IGDA Condemns 'Oppressive Censorship' Of California Game Law
The International Game Developers Association on Friday condemned censorship of video games, as California's long-debated video game law heads to the Supreme Court.
"Video games are at the heart of technical and artistic innovation," said IGDA Chair Gordon Bellamy. "Singling out games from other media is not only unconstitutional, according to courts throughout the country, but it also stigmatizes a leading industry in our economy that's embraced by millions in all walks of life."
IGDA's condemnation of censorship comes as the U.S. Supreme Court decided to review California's video game bill, which seeks to put age restrictions on the sale of games deemed "violent." Senator Leland Yee authored the bill - and California governor Arnold Schwarzenegger, who took time out of his busy schedule to act in the upcoming violent film "The Expendables," supports the proposed measure.
IGDA commented on that bill specifically, saying, "Limiting the sale of video games based on violence is oppressive censorship, singling out one form of expression based only on popular myth and biased research."
The organization added, "Video games are a form of expression whether they're intended for entertainment, simulation or training. Like books, film, and television, games are capable of conveying many messages and many points of view."
IGDA said that the game censorship indicates a double standard, as movies, television, print and other forms of media are protected as free speech.

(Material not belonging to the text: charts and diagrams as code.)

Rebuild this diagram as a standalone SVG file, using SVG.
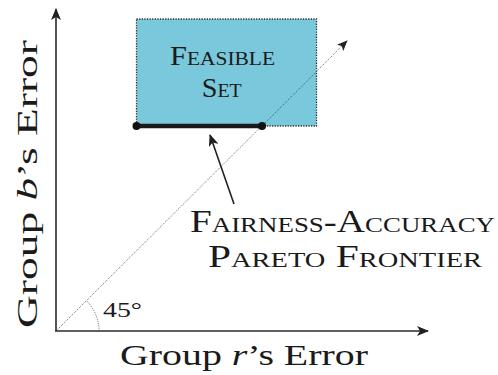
<svg xmlns="http://www.w3.org/2000/svg" width="498" height="375" viewBox="0 0 498 375">
<style>
text{font-family:"Liberation Serif","Times New Roman",serif;fill:#1a1a1a}
.sc{font-variant:small-caps}
.axis{stroke:#2a2a2a;stroke-width:1.6;fill:none}
.thin{stroke:#333;stroke-width:0.8;fill:none;stroke-dasharray:1 1.3}
</style>
<defs>
<marker id="ah" viewBox="0 0 12 10" refX="11" refY="5" markerWidth="12" markerHeight="10" markerUnits="userSpaceOnUse" orient="auto">
<path d="M0,0 L12,5 L0,10 L3,5 Z" fill="#222"/>
</marker>
<marker id="ahs" viewBox="0 0 12 10" refX="11" refY="5" markerWidth="11" markerHeight="9" markerUnits="userSpaceOnUse" orient="auto">
<path d="M0,0 L12,5 L0,10 L3,5 Z" fill="#222"/>
</marker>
</defs>
<g id="connectors">
<line class="axis" x1="56" y1="331" x2="56" y2="9" marker-end="url(#ah)"/>
<line class="axis" x1="55" y1="331" x2="428" y2="331" marker-end="url(#ah)"/>
<line class="thin" x1="56" y1="331" x2="347" y2="41" marker-end="url(#ahs)"/>
<path class="thin" d="M99,331 A43,43 0 0 0 86.4,300.6"/>
<line x1="234" y1="204" x2="210" y2="135" stroke="#222" stroke-width="1.6" marker-end="url(#ah)"/>
</g>
<g id="feasible">
<rect x="136.5" y="19" width="180" height="107" fill="#7AC8DB" stroke="#333" stroke-width="1.3" stroke-dasharray="1.3 1.3"/>
<line class="thin" x1="262" y1="126" x2="316.7" y2="71.5"/>
<text class="sc" x="222.5" y="65" font-size="27" text-anchor="middle" textLength="105" lengthAdjust="spacingAndGlyphs">Feasible</text>
<text class="sc" x="221.7" y="96.7" font-size="27" text-anchor="middle" textLength="40" lengthAdjust="spacingAndGlyphs">Set</text>
</g>
<g id="frontier">
<line x1="136.5" y1="126" x2="262" y2="126" stroke="#1a1a1a" stroke-width="4.5"/>
<circle cx="136.5" cy="126" r="4" fill="#111"/>
<circle cx="262" cy="126" r="4" fill="#111"/>
</g>
<g id="frontier-label">
<text class="sc" x="342.5" y="231.7" font-size="32" text-anchor="middle" textLength="305" lengthAdjust="spacingAndGlyphs">Fairness-Accuracy</text>
<text class="sc" x="345" y="266.7" font-size="32" text-anchor="middle" textLength="274" lengthAdjust="spacingAndGlyphs">Pareto Frontier</text>
</g>
<g id="angle">
<text x="103" y="316.7" font-size="20" textLength="39" lengthAdjust="spacingAndGlyphs">45°</text>
</g>
<g id="x-label">
<text x="244" y="365" font-size="30" text-anchor="middle" textLength="248" lengthAdjust="spacingAndGlyphs">Group <tspan font-style="italic">r</tspan>’s Error</text>
</g>
<g id="y-label">
<text transform="translate(37,184) rotate(-90)" x="0" y="0" font-size="30" text-anchor="middle" textLength="288" lengthAdjust="spacingAndGlyphs">Group <tspan font-style="italic">b</tspan>’s Error</text>
</g>
</svg>
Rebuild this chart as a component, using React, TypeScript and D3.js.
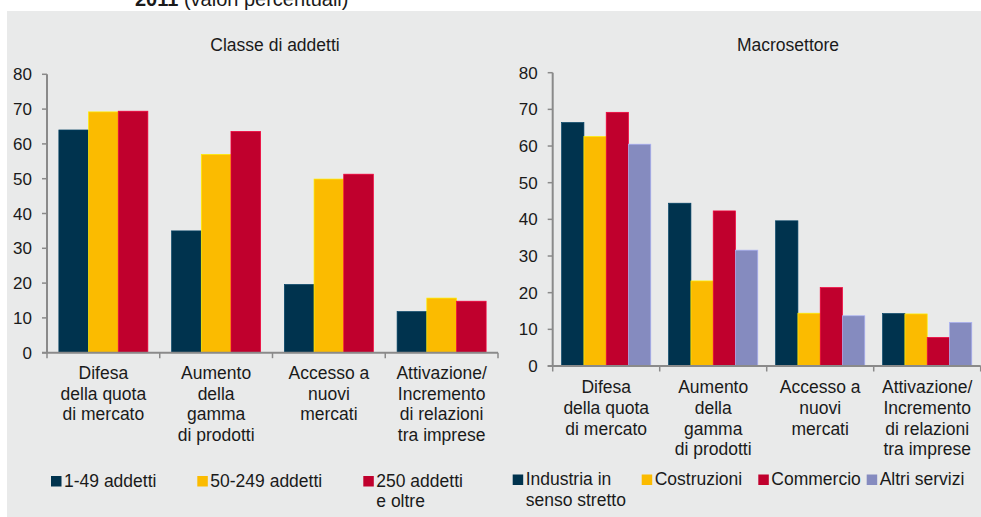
import React from "react";
import * as d3 from "d3";

// ---------- DATA ----------
const categories = ["Difesa della quota di mercato", "Aumento della gamma di prodotti", "Accesso a nuovi mercati", "Attivazione/Incremento di relazioni tra imprese"];
const categoryLines = [
  ["Difesa", "della quota", "di mercato"],
  ["Aumento", "della", "gamma", "di prodotti"],
  ["Accesso a", "nuovi", "mercati"],
  ["Attivazione/", "Incremento", "di relazioni", "tra imprese"],
];

const sizeSeries = ["1-49 addetti", "50-249 addetti", "250 addetti e oltre"];
const sizeLegendLines = [["1-49 addetti"], ["50-249 addetti"], ["250 addetti", "e oltre"]];
const size_1_49 = [64.0, 35.0, 19.6, 11.8];
const size_50_249 = [69.2, 57.0, 49.9, 15.7];
const size_250 = [69.4, 63.6, 51.3, 14.8];

const sectorSeries = ["Industria in senso stretto", "Costruzioni", "Commercio", "Altri servizi"];
const sectorLegendLines = [["Industria in", "senso stretto"], ["Costruzioni"], ["Commercio"], ["Altri servizi"]];
const industria = [66.4, 44.4, 39.6, 14.3];
const costruzioni = [62.6, 23.2, 14.4, 14.2];
const commercio = [69.2, 42.3, 21.4, 7.8];
const altriServizi = [60.5, 31.6, 13.7, 11.9];

const yTicks = [0, 10, 20, 30, 40, 50, 60, 70, 80];

const leftTitle = "Classe di addetti";
const rightTitle = "Macrosettore";

// ---------- STYLE ----------
const FONT = "'Liberation Sans', Arial, Helvetica, sans-serif";
const TEXT = "#1a1a1a";
const AXIS = "#8a8a8a";
const BG = "#e9eaea";
const colors3 = ["#00334e", "#fbbb00", "#c0002d"];
const colors4 = ["#00334e", "#fbbb00", "#c0002d", "#858bbf"];
const FS = 17.5;
const TFS = 17;
const LH = 20.6;

type PanelProps = {
  series: string[];
  values: number[][];
  colors: string[];
  xRange: [number, number];
  yRange: [number, number];
  title: string;
  titleX: number;
  labelBaseline: number;
};

function Panel({ series, values, colors, xRange, yRange, title, titleX, labelBaseline }: PanelProps) {
  const x0 = d3.scaleBand<string>().domain(categories).range(xRange).padding(0);
  const x1 = d3.scaleBand<string>().domain(series).range([0, x0.bandwidth()]).paddingInner(0).paddingOuter(0.4);
  const y = d3.scaleLinear().domain([0, 80]).range(yRange);
  const axisX = xRange[0];
  const boundaries = categories.map((c) => x0(c) as number).concat([xRange[1]]);
  return (
    <g>
      <text x={titleX} y={50.7} textAnchor="middle" fontSize={FS} fill={TEXT}>{title}</text>
      {series.map((s, si) =>
        values[si].map((v, ci) => {
          const bx = (x0(categories[ci]) as number) + (x1(s) as number);
          const by = y(v);
          return (
            <rect key={s + ci} x={bx} y={by} width={x1.bandwidth()} height={y(0) - by}
              fill={colors[si]} stroke={d3.color(colors[si])!.brighter(0.7).formatHex()} strokeWidth={0.7} />
          );
        })
      )}
      {/* y axis */}
      <line x1={axisX} x2={axisX} y1={y(80)} y2={y(0)} stroke={AXIS} strokeWidth={2} />
      {yTicks.map((t) => (
        <g key={t}>
          <line x1={axisX - 5} x2={axisX} y1={y(t)} y2={y(t)} stroke={AXIS} strokeWidth={1.5} />
          <text x={axisX - 15} y={y(t)} dy="0.36em" textAnchor="end" fontSize={TFS} fill={TEXT}>{t}</text>
        </g>
      ))}
      {/* x axis */}
      <line x1={axisX - 5} x2={xRange[1]} y1={y(0)} y2={y(0)} stroke={AXIS} strokeWidth={2} />
      {boundaries.map((b, i) => (
        <line key={i} x1={b} x2={b} y1={y(0)} y2={y(0) + 5.5} stroke={AXIS} strokeWidth={1.5} />
      ))}
      {categories.map((c, ci) => (
        <text key={c} x={(x0(c) as number) + x0.bandwidth() / 2} y={labelBaseline} textAnchor="middle" fontSize={FS} fill={TEXT}>
          {categoryLines[ci].map((l, li) => (
            <tspan key={li} x={(x0(c) as number) + x0.bandwidth() / 2} y={labelBaseline + li * LH}>{l}</tspan>
          ))}
        </text>
      ))}
    </g>
  );
}

function Legend({ lines, colors, xs, squareY, baseline }: { lines: string[][]; colors: string[]; xs: number[]; squareY: number; baseline: number }) {
  return (
    <g>
      {lines.map((ls, i) => (
        <g key={i}>
          <rect x={xs[i]} y={squareY} width={10.5} height={10.5} fill={colors[i]} />
          <text fontSize={FS} fill={TEXT}>
            {ls.map((l, li) => (
              <tspan key={li} x={xs[i] + 13} y={baseline + li * 20.5}>{l}</tspan>
            ))}
          </text>
        </g>
      ))}
    </g>
  );
}

export default function App() {
  return (
    <svg width={981} height={517} style={{ position: "absolute", left: 0, top: 0, fontFamily: FONT }}>
      <rect x={0} y={0} width={981} height={517} fill="#ffffff" />
      <rect x={7} y={11} width={974} height={506} fill={BG} />
      <text x={135} y={5.5} fontSize={20} fill={TEXT}>
        <tspan fontWeight="bold">2011</tspan>
        <tspan> (valori percentuali)</tspan>
      </text>
      <Panel series={sizeSeries} values={[size_1_49, size_50_249, size_250]} colors={colors3}
        xRange={[47, 498]} yRange={[352.7, 74.3]} title={leftTitle} titleX={275} labelBaseline={379} />
      <Panel series={sectorSeries} values={[industria, costruzioni, commercio, altriServizi]} colors={colors4}
        xRange={[552.7, 980.7]} yRange={[366, 72.7]} title={rightTitle} titleX={788} labelBaseline={393.3} />
      <Legend lines={sizeLegendLines} colors={colors3} xs={[51, 197.3, 363.3]} squareY={476} baseline={486.7} />
      <Legend lines={sectorLegendLines} colors={colors4} xs={[512.7, 641.7, 758.3, 866.7]} squareY={474.5} baseline={485.3} />
    </svg>
  );
}
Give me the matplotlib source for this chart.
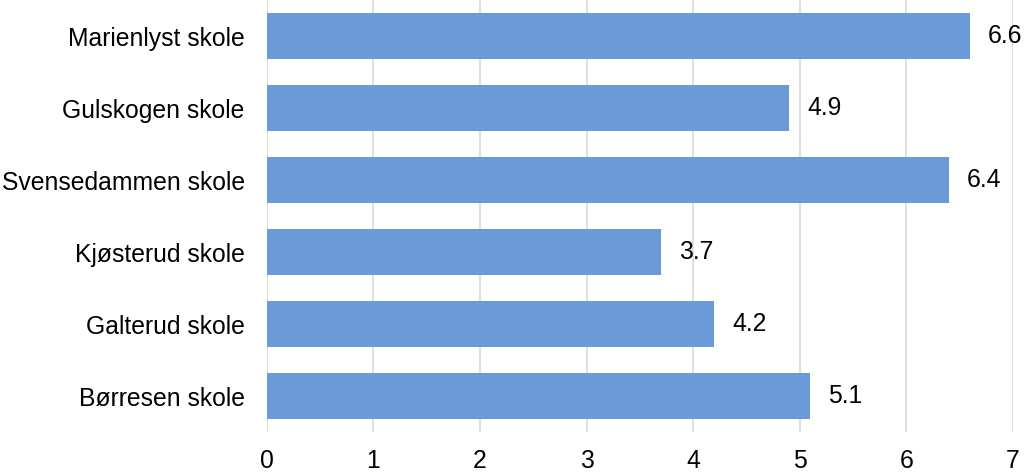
import matplotlib
matplotlib.use("Agg")
import matplotlib.pyplot as plt

categories = ["Marienlyst skole", "Gulskogen skole", "Svensedammen skole",
              "Kjøsterud skole", "Galterud skole", "Børresen skole"]
values = [6.6, 4.9, 6.4, 3.7, 4.2, 5.1]
xticks = [0, 1, 2, 3, 4, 5, 6, 7]

plt.rcParams['font.family'] = ['Liberation Sans', 'DejaVu Sans']
FS = 17.8

fig = plt.figure(figsize=(10.24, 4.72), dpi=100)
ax = fig.add_axes([0.2607, 0.0847, 0.989 - 0.2607, 1 - 0.0847])

ypos = list(range(len(categories)))
ax.barh(ypos, values, height=0.65, color='#6A9BD8', zorder=3)
for y, v in zip(ypos, values):
    ax.text(v + 0.17, y, f"{v:.1f}", va='center', ha='left', fontsize=FS, color='black')

ax.set_yticks(ypos)
ax.set_yticklabels(categories, fontsize=FS)
ax.set_ylim(len(categories) - 0.5, -0.5)
ax.set_xlim(0, 7)
ax.set_xticks(xticks)
ax.set_xticklabels([str(t) for t in xticks], fontsize=FS)
ax.xaxis.grid(True, color='#D9D9D9', linewidth=1.2, zorder=0)
ax.set_axisbelow(True)
for s in ax.spines.values():
    s.set_visible(False)
ax.tick_params(axis='both', length=0)
ax.tick_params(axis='x', pad=12)
ax.tick_params(axis='y', pad=16)

fig.savefig("out.png", dpi=100)
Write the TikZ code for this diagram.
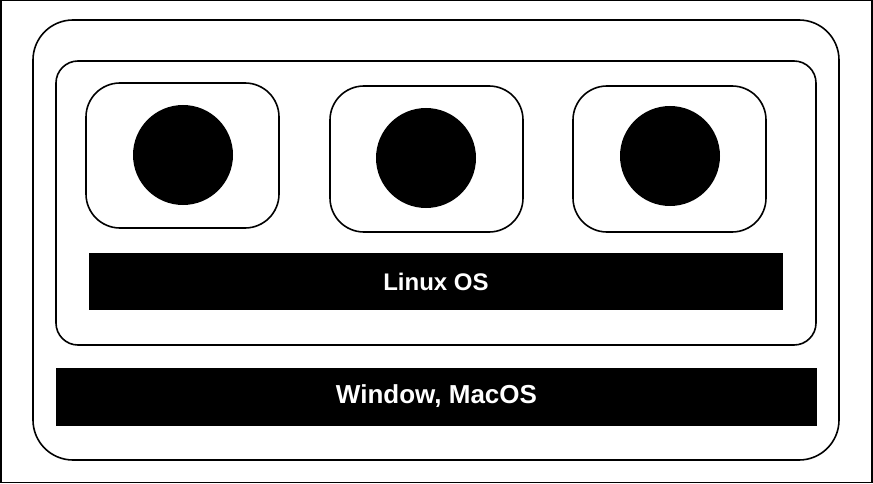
\documentclass[tikz,border=0pt]{standalone}
\usepackage{fontspec}
\setmainfont{Liberation Sans}
\begin{document}
\begin{tikzpicture}[x=1pt,y=-1pt,
  frame/.style={draw=black,line width=1.6pt,rounded corners=#1,inner sep=0pt,outer sep=0pt,fill=none},
  ball/.style={circle,fill=black,minimum size=100pt,inner sep=0pt},
  bar/.style={fill=black,inner sep=0pt,text=white}]
\useasboundingbox (0,0) rectangle (873,484);
\node[draw=black,line width=1.5pt,minimum width=871pt,minimum height=481.5pt,inner sep=0pt] (border) at (436.5,241.5) {};
\node[frame=40pt,minimum width=806pt,minimum height=440pt] (host) at (436,240) {};
\node[frame=22pt,minimum width=760pt,minimum height=284pt] (vm) at (436,203) {};
\node[frame=34pt,minimum width=193pt,minimum height=145pt] (c1) at (182.5,155.5) {};
\node[frame=34pt,minimum width=193pt,minimum height=146pt] (c2) at (426.5,159) {};
\node[frame=34pt,minimum width=193pt,minimum height=146pt] (c3) at (669.5,159) {};
\node[ball] (b1) at (183,155) {};
\node[ball] (b2) at (426,158) {};
\node[ball] (b3) at (670,156) {};
\node[bar,minimum width=694pt,minimum height=57pt,font=\bfseries\fontsize{24}{28}\selectfont] (linux) at (436,281.5) {Linux OS};
\node[bar,minimum width=761pt,minimum height=58pt,font=\bfseries\fontsize{26}{30}\selectfont] (hostos) at (436.5,396.5) {Window, MacOS};
\end{tikzpicture}
\end{document}
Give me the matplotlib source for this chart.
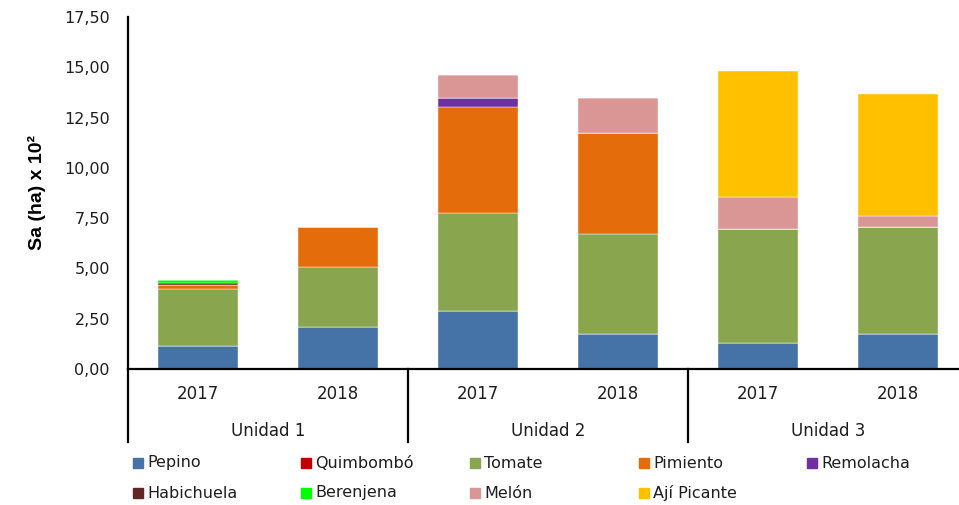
import numpy as np
import matplotlib
matplotlib.use("Agg")
import matplotlib.pyplot as plt
from matplotlib.patches import Rectangle

YEARS = ["2017", "2018", "2017", "2018", "2017", "2018"]
UNITS = ["Unidad 1", "Unidad 2", "Unidad 3"]

CROPS = ["Pepino", "Quimbombó", "Tomate", "Pimiento", "Remolacha",
         "Habichuela", "Berenjena", "Melón", "Ají Picante"]

pepino     = [1.15, 2.07, 2.89, 1.74, 1.29, 1.74]
quimbombo  = [0.00, 0.00, 0.00, 0.00, 0.00, 0.00]
tomate     = [2.83, 2.99, 4.87, 4.98, 5.68, 5.31]
pimiento   = [0.22, 1.99, 5.29, 5.02, 0.00, 0.00]
remolacha  = [0.00, 0.00, 0.42, 0.00, 0.00, 0.00]
habichuela = [0.10, 0.00, 0.00, 0.00, 0.00, 0.00]
berenjena  = [0.12, 0.00, 0.00, 0.00, 0.00, 0.00]
melon      = [0.00, 0.00, 1.16, 1.74, 1.59, 0.58]
aji        = [0.00, 0.00, 0.00, 0.00, 6.27, 6.05]

SERIES = [pepino, quimbombo, tomate, pimiento, remolacha,
          habichuela, berenjena, melon, aji]

COLORS = ["#4572A7", "#C00000", "#89A54E", "#E46C0A", "#7030A0",
          "#632523", "#00FF00", "#D99694", "#FFC000"]

TEXT = "#1e1e1e"

W, H = 959, 505
fig = plt.figure(figsize=(W / 100, H / 100), dpi=100)
ax = fig.add_axes([128 / W, (H - 369) / H, 840 / W, 352 / H])

x = np.arange(len(YEARS))
bottom = np.zeros(len(YEARS))
for vals, color, name in zip(SERIES, COLORS, CROPS):
    vals = np.array(vals)
    ax.bar(x, vals, 0.575, bottom=bottom, color=color, label=name,
           edgecolor="white", linewidth=0.3)
    bottom += vals

ax.set_xlim(-0.5, len(YEARS) - 0.5)
ax.set_ylim(0, 17.5)
ticks = np.arange(0, 17.51, 2.5)
ax.set_yticks(ticks)
ax.set_yticklabels([f"{v:.2f}".replace(".", ",") for v in ticks],
                   fontsize=11.5, color=TEXT)
ax.tick_params(axis="y", length=0, pad=13)
ax.set_xticks([])
for s in ("top", "right"):
    ax.spines[s].set_visible(False)
for s in ("left", "bottom"):
    ax.spines[s].set_linewidth(1.6)
    ax.spines[s].set_color("black")

# year labels and group labels below the axis
trans = ax.get_xaxis_transform()
for xi, yr in zip(x, YEARS):
    ax.text(xi, -0.07, yr, transform=trans, ha="center", va="center",
            fontsize=12, color=TEXT)
for i, u in enumerate(UNITS):
    ax.text(2 * i + 0.5, -0.177, u, transform=trans, ha="center",
            va="center", fontsize=12, color=TEXT)
for b in (-0.5, 1.5, 3.5, 5.5):
    ax.plot([b, b], [0, -0.207], transform=trans, color="black",
            lw=1.6, clip_on=False)

ax.set_ylabel("Sa (ha) x 10²", fontsize=14, fontweight="bold",
              family="Liberation Sans")
ax.yaxis.set_label_coords(-0.098, 0.5)

# legend, row-major in two rows
col_x = [133, 301, 470, 639, 807]
row_y = [463, 493]
for i, (name, color) in enumerate(zip(CROPS, COLORS)):
    r, c = divmod(i, 5)
    px, py = col_x[c], row_y[r]
    fig.patches.append(Rectangle((px / W, (H - py - 5) / H), 10 / W, 10 / H,
                                 transform=fig.transFigure, color=color))
    fig.text((px + 14) / W, (H - py) / H, name, ha="left", va="center",
             fontsize=11.5, color=TEXT)

fig.savefig("out.png", dpi=100)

The group also said that it supports the game industry's current self-regulation body, the Entertainment Software Rating Board, adding that the IGDA supports "fair and objective" research about video game violence.
"The IGDA condemns the censorship of expressive media in all forms, but especially when marketed for political gain by legislators," the association said.
IGDA is just the latest video game industry body to condemn the California law. Industry trade group the Entertainment Software Association said it would fight the law
, while publisher Electronic Arts said, "Censorship and content restrictions are a very real threat to video games."